Police foil Council of Ministers’ headquarters storming attempt
The police in Sudan have managed to halt an attempt by the fringe Freedom and Change Coalition group to storm into the Council of Ministers’ headquarters.
Khartoum: AlTaghyeer
According to eyewitnesses, police forces in Khartoum fired tear gas at a group of protestors who were trying to make their way into the Council of Ministers’ headquarters in Khartoum.
The attempt to storm the building coincided with the urgent meeting that the council had announced today.
The group of protestors was heard making chants that pleaded with the chairman of the sovereignty council, Abdel Fattah al-Burhan, to announce the army’s takeover of the government in Sudan.
The councils’ headquarters is situated hundreds of miles away from the current sit-in in front of the republican palace which, as of today, has entered its third day.
News sources have reported that the US Special Envoy to the Horn of Africa’s deputy was to be expected to visit Khartoum to discuss the charged current political climate in the country.
Financing Dissent
Salah Manaa, a member of the Empowerment Removal Committee, through social media, hinted at the possibility of the Sudanese Mineral Resources Company (SMRC) being behind financing the dissident faction of the Freedom and Change Coalition’s sit-in in front of the Republican Palace in Khartoum.

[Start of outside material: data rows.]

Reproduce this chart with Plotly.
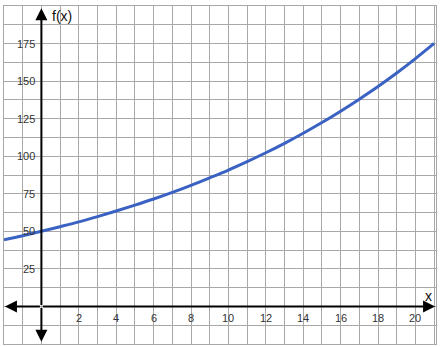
import plotly.graph_objects as go

# Data
x_vals = [-2, -1, 0, 1, 2, 3, 4, 5, 6, 7, 8, 9, 10, 11, 12, 13, 14, 15, 16, 17, 18, 19, 20, 21]
f_vals = [44.4, 47.1, 50.0, 53.1, 56.3, 59.8, 63.5, 67.4, 71.5, 75.9, 80.6, 85.6, 90.8,
          96.4, 102.3, 108.6, 115.3, 122.4, 130.0, 138.0, 146.4, 155.4, 165.0, 175.1]
x_tick_vals = [2, 4, 6, 8, 10, 12, 14, 16, 18, 20]
x_tick_text = ["2", "4", "6", "8", "10", "12", "14", "16", "18", "20"]
y_tick_vals = [25, 50, 75, 100, 125, 150, 175]
y_tick_text = ["25", "50", "75", "100", "125", "150", "175"]

X_MIN, X_MAX = -2, 21.1
Y_MIN, Y_MAX = -25, 200

fig = go.Figure()

fig.add_trace(go.Scatter(
    x=x_vals, y=f_vals, mode="lines",
    line=dict(color="#3a62c2", width=3, shape="spline", smoothing=1.0),
    hoverinfo="skip", showlegend=False,
))

font_tick = dict(family="Liberation Sans, Arial, sans-serif", size=11, color="#333333")
ann = []
for v, t in zip(x_tick_vals, x_tick_text):
    ann.append(dict(x=v, y=-7.5, xref="x", yref="y", text=t, showarrow=False,
                    font=font_tick, xanchor="center", yanchor="middle"))
for v, t in zip(y_tick_vals, y_tick_text):
    ann.append(dict(x=-0.22, y=v, xref="x", yref="y", text=t, showarrow=False,
                    font=font_tick, xanchor="right", yanchor="middle"))

# axis arrows
arrow_common = dict(xref="x", yref="y", axref="x", ayref="y", text="",
                    showarrow=True, arrowhead=2, arrowsize=1.2, arrowwidth=2,
                    arrowcolor="#000000")
ann.append(dict(x=21.05, y=0, ax=0, ay=0, **arrow_common))
ann.append(dict(x=-1.95, y=0, ax=0, ay=0, **arrow_common))
ann.append(dict(x=0, y=198.5, ax=0, ay=0, **arrow_common))
ann.append(dict(x=0, y=-23.5, ax=0, ay=0, **arrow_common))

font_lbl = dict(family="Liberation Sans, Arial, sans-serif", size=14, color="#111111")
ann.append(dict(x=1.12, y=193.5, xref="x", yref="y", text="f(x)", showarrow=False,
                font=font_lbl, xanchor="center", yanchor="middle"))
ann.append(dict(x=20.7, y=7, xref="x", yref="y", text="x", showarrow=False,
                font=font_lbl, xanchor="center", yanchor="middle"))

grid_color = "#a8a8a8"
fig.update_layout(
    width=440, height=347,
    margin=dict(l=4, r=4, t=6, b=3),
    paper_bgcolor="white", plot_bgcolor="white",
    annotations=ann,
    xaxis=dict(range=[X_MIN, X_MAX], dtick=1, tick0=0, showticklabels=False,
               showgrid=True, gridcolor=grid_color, gridwidth=1, zeroline=False,
               showline=True, linecolor=grid_color, linewidth=1, mirror=True,
               ticks="", fixedrange=True),
    yaxis=dict(range=[Y_MIN, Y_MAX], dtick=12.5, tick0=0, showticklabels=False,
               showgrid=True, gridcolor=grid_color, gridwidth=1, zeroline=False,
               showline=True, linecolor=grid_color, linewidth=1, mirror=True,
               ticks="", fixedrange=True),
    showlegend=False,
)

fig.write_html("out.html")
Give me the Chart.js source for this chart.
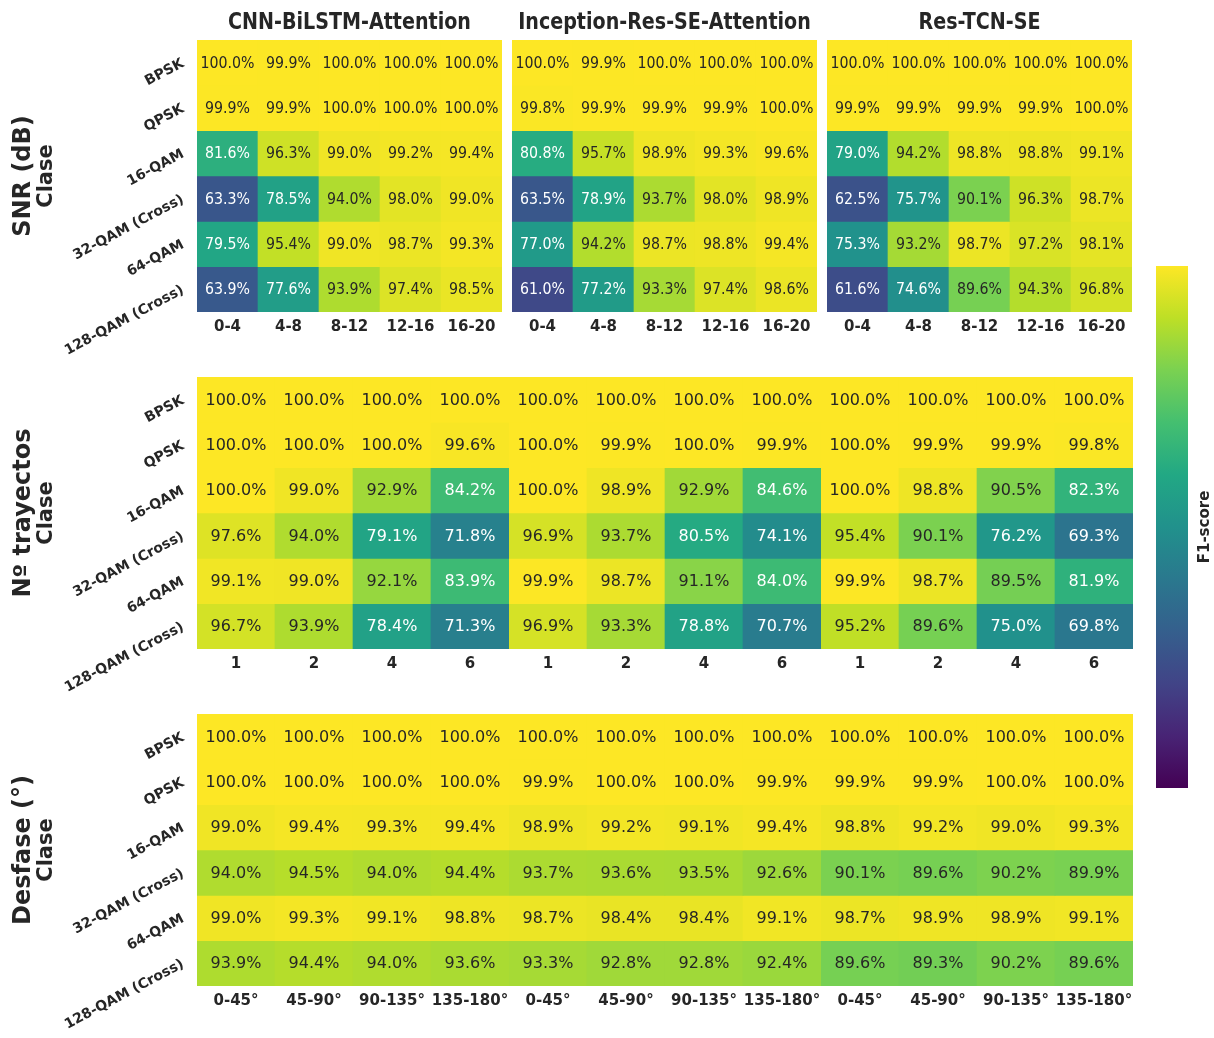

The company, chaired by Mubarak Ardol, was also accused earlier of using public funds to help fund Minni Arko Minawi’s – the newly appointed governor of Darfur – inauguration ceremony.
Ardol has shown solidarity with the current protests that are currently taking place in Khartoum calling for a military takeover and the dissolution of the Empowerment Removal Committee, who had been investigating Ardol and the SMRC for alleged financial fraud.
The chairman of the SMRC responded to Manaa through social media and asked if Manaa believed that “we run the Sudanese Mineral Resources Company like he runs his [Empowerment Removal] committee?”
Ardol stated that the company belonged to the citizens of Sudan and if he were to go, it would still “stand tall and strong.”